Three things that the MIT can do to get things moving in the right direction, Palkovics stated, are to “strengthen cooperation between ecosystem actors, focus on specialization and efficient use of resources, and to get good R&D and innovation policies in place.”
Perhaps anticipating questions about the transfer of a portion of funds in the 2019 draft budget from the Hungarian Academy of Sciences to the new ministry, Palkovics declared the need to focus on sustainable activity and research, reiterating a claim made to the Hungarian media earlier this month that the MIT should have a say in determining areas of scientific research that are “important to the Hungarian public”.

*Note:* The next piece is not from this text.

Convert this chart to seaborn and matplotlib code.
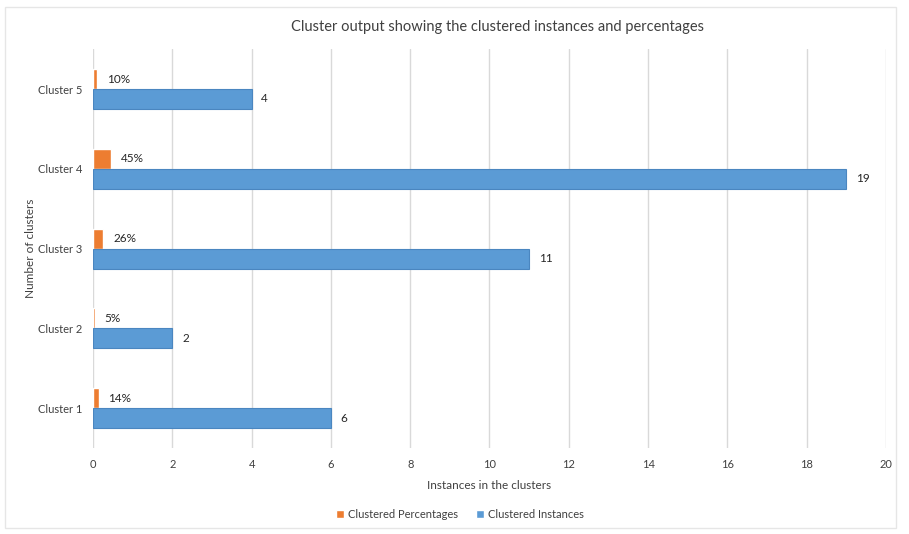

Draft budget details reveal that the MIT will coordinate and distribute nearly HUF 70 billion in R&D funding between higher education institutions (HUF 29.1 bln), Academy of Sciences research institutes (HUF 28.1 bln) and the National Scientific Research Program (HUF 12.7 bln).
Palkovics went on to highlight the development of science parks in six Hungarian cities (Debrecen, Győr, Miskolc, Pécs, Szeged, and Zalaegerszeg) as important centers of innovation for a future society built around broadband communications and “sharing economy” principles.
“Transportation is one of the most important sectors, and while there is a need for improved logistics centers, a sharing economy will become an integral part of Hungary’s public transport network,” Palkovics said. “A unified ticketing system for public transport is one such solution.”
Palkovics noted that Hungary currently ranks sixth in the EU in terms of broadband coverage, and improvement in this domain can help to raise the percentage of adult education in the country, which stands currently at just 3% of adults (compared to 27.6% in Finland).
“Our aim is to reach a figure [for adult education] of 25% by 2030,” Palkovics said, elaborating that the number of people with secondary vocational qualification in Hungary is 15% lower than the OECD average, even as our number of advanced graduate students is 12% higher.”